TASK REQUIREMENTS
Read the material below and tally how many lines hold the word "image", giving the number and nothing else.

DATASET EXTRACT
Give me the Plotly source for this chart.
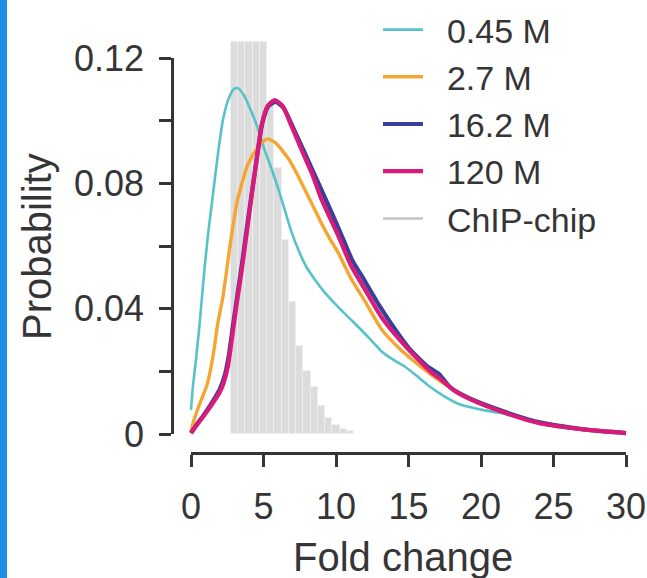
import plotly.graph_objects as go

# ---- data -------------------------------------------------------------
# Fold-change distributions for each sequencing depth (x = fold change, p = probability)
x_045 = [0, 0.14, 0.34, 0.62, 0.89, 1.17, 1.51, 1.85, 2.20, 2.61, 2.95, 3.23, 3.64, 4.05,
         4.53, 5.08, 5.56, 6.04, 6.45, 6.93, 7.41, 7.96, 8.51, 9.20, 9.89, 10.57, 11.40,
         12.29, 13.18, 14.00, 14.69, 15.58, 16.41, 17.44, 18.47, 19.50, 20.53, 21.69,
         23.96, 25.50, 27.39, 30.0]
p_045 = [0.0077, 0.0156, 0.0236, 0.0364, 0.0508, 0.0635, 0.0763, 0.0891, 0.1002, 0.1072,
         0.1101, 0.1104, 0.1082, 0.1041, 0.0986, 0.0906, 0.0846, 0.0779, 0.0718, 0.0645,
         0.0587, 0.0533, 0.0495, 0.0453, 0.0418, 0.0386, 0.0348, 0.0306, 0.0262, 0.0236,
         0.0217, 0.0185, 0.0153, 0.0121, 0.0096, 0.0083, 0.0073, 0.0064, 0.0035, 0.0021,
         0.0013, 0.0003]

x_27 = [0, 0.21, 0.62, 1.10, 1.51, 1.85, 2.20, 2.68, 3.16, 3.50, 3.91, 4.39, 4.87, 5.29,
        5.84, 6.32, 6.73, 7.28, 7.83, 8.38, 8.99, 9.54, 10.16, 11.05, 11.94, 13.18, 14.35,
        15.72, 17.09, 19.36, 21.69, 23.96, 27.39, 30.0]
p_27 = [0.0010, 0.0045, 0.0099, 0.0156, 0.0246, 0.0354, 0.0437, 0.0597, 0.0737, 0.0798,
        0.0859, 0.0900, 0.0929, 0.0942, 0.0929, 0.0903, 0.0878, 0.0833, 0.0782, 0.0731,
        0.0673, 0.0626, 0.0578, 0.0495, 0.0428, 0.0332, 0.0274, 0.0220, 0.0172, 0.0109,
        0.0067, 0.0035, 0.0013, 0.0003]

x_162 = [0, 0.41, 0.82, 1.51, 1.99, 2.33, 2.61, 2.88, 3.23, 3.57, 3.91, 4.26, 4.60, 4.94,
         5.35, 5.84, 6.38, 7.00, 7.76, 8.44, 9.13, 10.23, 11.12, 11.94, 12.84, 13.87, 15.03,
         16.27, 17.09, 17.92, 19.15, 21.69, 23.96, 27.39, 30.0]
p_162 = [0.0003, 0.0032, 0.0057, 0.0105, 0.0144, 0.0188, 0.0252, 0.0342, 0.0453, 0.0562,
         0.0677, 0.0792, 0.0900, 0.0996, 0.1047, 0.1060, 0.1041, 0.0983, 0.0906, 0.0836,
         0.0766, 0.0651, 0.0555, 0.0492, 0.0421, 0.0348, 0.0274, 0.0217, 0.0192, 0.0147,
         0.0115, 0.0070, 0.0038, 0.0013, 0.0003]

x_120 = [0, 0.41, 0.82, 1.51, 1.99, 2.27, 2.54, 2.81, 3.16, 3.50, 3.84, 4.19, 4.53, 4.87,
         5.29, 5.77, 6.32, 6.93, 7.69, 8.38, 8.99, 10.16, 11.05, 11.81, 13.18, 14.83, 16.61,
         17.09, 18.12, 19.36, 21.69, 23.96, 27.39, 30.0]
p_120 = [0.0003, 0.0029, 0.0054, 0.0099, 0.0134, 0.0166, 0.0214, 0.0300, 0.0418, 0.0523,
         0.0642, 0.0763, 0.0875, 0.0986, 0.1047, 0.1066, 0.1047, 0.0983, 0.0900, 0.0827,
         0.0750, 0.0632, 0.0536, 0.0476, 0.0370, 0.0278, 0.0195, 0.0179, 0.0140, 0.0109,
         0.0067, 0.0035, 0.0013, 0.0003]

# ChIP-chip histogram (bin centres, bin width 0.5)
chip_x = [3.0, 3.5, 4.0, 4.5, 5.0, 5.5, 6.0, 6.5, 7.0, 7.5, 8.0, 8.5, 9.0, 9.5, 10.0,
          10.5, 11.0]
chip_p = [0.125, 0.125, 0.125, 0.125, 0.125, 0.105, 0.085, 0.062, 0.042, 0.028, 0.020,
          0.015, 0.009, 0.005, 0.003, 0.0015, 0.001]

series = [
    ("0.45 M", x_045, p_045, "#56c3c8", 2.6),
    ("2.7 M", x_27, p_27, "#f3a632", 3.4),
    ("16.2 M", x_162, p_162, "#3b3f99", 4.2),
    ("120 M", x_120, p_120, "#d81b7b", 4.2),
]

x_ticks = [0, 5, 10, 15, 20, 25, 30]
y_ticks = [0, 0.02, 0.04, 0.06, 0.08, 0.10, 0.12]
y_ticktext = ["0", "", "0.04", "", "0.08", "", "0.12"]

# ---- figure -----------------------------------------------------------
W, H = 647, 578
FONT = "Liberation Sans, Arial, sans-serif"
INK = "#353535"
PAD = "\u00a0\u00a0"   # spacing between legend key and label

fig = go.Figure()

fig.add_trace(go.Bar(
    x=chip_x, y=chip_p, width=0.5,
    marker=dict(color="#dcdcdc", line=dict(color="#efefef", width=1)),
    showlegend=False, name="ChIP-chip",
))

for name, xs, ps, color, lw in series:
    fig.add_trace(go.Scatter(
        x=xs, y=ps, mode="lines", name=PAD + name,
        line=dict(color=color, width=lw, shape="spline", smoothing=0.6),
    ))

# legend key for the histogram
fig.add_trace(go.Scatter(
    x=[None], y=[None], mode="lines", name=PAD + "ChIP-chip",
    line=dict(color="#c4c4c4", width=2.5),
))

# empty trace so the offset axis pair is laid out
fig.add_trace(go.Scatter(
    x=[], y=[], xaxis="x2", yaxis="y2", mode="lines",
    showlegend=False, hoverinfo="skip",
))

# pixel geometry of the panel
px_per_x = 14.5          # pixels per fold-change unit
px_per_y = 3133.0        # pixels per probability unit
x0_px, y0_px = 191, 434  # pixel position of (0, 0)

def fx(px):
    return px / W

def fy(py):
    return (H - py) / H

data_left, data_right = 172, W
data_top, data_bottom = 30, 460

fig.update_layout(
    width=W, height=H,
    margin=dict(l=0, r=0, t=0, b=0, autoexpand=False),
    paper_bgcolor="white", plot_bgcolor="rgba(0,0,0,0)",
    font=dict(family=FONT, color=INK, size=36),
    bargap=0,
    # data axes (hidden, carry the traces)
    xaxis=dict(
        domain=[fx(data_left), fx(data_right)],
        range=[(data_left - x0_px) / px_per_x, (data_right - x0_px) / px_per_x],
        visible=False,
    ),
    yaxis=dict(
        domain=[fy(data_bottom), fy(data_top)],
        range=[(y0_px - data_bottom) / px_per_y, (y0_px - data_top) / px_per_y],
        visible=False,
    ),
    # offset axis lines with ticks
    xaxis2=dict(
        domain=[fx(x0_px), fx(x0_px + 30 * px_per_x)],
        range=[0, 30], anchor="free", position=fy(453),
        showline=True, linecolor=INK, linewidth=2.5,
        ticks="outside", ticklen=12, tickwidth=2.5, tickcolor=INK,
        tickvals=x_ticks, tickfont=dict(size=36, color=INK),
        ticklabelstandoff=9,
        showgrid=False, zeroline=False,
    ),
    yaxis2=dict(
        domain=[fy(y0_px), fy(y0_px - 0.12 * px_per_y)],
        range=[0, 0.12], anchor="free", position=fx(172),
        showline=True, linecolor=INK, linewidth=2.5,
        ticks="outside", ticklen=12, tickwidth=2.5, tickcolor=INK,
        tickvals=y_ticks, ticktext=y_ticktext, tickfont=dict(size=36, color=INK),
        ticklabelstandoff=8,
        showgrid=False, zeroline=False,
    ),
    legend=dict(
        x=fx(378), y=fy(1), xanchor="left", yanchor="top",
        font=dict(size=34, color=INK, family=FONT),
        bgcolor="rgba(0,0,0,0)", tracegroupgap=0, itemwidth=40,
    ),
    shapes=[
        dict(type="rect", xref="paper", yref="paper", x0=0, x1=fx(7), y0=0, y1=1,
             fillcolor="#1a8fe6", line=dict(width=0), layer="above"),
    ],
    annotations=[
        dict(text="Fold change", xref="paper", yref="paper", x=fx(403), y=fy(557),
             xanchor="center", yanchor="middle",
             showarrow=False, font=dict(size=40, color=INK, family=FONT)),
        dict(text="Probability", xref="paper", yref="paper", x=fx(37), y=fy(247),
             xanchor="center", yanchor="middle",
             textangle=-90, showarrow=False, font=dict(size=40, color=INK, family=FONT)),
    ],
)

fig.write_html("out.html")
* * *
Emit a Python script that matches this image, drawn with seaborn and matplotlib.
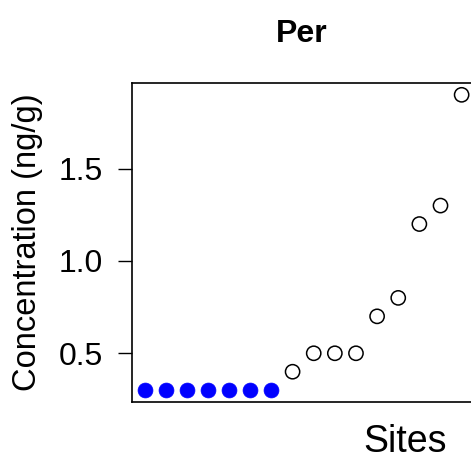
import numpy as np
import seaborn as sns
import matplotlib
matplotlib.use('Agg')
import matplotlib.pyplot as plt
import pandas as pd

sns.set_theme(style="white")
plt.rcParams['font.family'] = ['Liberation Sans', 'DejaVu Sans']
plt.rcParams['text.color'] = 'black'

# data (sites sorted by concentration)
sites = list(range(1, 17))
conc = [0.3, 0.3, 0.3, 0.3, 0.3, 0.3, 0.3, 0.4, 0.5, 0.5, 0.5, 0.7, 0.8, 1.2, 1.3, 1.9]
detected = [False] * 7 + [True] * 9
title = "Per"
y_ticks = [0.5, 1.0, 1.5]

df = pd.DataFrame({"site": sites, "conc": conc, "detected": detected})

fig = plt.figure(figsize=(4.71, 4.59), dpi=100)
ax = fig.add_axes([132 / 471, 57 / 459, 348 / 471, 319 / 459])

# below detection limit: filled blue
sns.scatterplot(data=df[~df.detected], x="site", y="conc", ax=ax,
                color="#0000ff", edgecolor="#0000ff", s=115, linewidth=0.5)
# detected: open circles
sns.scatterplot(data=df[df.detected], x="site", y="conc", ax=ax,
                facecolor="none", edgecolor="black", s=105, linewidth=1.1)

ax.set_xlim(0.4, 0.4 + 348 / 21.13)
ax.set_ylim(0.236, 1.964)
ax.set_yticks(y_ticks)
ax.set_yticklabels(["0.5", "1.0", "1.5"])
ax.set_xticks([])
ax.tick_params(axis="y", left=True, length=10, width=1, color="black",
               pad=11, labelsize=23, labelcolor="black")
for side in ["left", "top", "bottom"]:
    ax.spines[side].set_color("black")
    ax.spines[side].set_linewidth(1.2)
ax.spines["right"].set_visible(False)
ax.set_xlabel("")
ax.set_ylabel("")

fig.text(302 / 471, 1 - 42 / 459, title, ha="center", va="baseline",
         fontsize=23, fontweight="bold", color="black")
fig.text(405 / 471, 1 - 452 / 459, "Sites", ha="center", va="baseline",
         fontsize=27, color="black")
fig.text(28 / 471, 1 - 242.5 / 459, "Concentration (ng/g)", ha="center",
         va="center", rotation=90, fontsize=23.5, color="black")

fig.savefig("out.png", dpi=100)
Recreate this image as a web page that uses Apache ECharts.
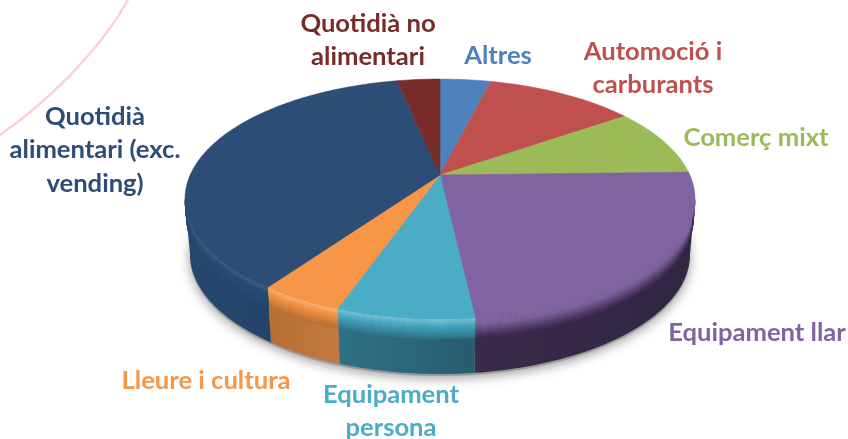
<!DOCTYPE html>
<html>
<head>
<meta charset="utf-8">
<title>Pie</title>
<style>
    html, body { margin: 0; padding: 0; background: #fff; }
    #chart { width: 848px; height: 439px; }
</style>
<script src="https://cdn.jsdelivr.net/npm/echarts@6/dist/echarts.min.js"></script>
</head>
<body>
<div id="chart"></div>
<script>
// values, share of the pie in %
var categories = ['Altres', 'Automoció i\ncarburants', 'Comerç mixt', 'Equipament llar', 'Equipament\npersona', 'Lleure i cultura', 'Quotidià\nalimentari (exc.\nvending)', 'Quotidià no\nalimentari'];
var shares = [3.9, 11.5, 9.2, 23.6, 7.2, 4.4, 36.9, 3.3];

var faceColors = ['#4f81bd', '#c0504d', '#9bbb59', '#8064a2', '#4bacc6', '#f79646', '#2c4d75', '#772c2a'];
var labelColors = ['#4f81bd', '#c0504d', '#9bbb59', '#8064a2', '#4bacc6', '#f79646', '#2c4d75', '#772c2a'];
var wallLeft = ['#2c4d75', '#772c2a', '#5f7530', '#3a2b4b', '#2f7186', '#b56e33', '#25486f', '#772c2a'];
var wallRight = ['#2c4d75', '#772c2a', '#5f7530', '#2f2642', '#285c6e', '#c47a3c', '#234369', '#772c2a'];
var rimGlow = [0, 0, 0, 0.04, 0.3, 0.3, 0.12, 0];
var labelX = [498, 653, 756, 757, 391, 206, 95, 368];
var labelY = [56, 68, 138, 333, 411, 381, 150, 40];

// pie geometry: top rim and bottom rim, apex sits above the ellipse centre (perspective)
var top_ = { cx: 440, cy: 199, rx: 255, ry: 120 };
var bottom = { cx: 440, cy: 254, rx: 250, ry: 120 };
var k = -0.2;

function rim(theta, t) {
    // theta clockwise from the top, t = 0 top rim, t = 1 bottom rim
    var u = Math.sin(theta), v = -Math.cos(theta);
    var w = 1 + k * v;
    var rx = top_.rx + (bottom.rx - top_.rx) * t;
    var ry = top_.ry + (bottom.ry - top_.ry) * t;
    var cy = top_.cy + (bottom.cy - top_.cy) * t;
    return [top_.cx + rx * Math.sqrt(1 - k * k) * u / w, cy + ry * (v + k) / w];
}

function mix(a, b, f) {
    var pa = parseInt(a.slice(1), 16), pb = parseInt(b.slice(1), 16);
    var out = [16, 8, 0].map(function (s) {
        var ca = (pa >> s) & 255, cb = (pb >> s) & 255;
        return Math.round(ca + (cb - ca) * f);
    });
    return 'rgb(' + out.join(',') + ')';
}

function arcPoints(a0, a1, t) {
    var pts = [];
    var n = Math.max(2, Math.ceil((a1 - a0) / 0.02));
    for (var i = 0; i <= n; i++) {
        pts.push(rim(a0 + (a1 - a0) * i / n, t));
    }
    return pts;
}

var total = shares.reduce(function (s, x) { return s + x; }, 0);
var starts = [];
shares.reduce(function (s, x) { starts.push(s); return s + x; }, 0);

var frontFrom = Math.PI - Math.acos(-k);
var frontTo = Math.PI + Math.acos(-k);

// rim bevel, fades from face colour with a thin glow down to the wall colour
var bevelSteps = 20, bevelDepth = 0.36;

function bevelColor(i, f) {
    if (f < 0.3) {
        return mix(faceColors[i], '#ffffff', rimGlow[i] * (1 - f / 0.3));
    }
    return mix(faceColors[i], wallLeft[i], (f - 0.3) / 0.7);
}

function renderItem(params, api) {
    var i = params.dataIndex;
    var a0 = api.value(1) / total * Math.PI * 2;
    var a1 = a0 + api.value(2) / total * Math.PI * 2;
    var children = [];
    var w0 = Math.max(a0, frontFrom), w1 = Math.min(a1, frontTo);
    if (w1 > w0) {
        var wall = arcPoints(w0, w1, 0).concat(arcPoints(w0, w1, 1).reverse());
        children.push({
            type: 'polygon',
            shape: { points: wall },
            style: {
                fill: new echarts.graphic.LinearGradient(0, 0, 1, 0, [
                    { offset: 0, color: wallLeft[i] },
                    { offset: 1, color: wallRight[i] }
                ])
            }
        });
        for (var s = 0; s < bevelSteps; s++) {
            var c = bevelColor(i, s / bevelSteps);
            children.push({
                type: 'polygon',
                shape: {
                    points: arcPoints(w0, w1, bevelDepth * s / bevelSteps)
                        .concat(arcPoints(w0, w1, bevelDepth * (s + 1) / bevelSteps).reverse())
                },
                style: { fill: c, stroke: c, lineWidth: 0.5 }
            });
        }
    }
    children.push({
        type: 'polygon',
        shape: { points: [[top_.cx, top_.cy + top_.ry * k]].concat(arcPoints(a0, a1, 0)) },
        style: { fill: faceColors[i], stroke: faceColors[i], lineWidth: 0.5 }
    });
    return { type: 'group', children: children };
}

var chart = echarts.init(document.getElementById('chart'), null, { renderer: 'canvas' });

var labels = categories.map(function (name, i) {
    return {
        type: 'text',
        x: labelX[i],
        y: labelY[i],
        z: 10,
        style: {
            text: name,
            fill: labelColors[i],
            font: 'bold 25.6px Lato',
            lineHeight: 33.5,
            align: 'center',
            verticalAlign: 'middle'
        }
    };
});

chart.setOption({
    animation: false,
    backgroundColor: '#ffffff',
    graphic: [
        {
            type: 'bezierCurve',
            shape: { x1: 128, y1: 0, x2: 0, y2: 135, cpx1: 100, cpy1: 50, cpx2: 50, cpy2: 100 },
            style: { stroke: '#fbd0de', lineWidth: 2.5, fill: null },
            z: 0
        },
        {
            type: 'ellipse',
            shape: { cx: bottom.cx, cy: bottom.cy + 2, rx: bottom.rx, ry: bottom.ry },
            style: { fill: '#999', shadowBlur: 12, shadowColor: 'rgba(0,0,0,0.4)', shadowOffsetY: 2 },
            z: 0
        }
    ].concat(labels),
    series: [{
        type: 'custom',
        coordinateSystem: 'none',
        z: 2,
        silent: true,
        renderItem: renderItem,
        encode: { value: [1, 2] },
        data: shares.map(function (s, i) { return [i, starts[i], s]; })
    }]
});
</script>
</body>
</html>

SOLUTION TO THIS PROBLEM
2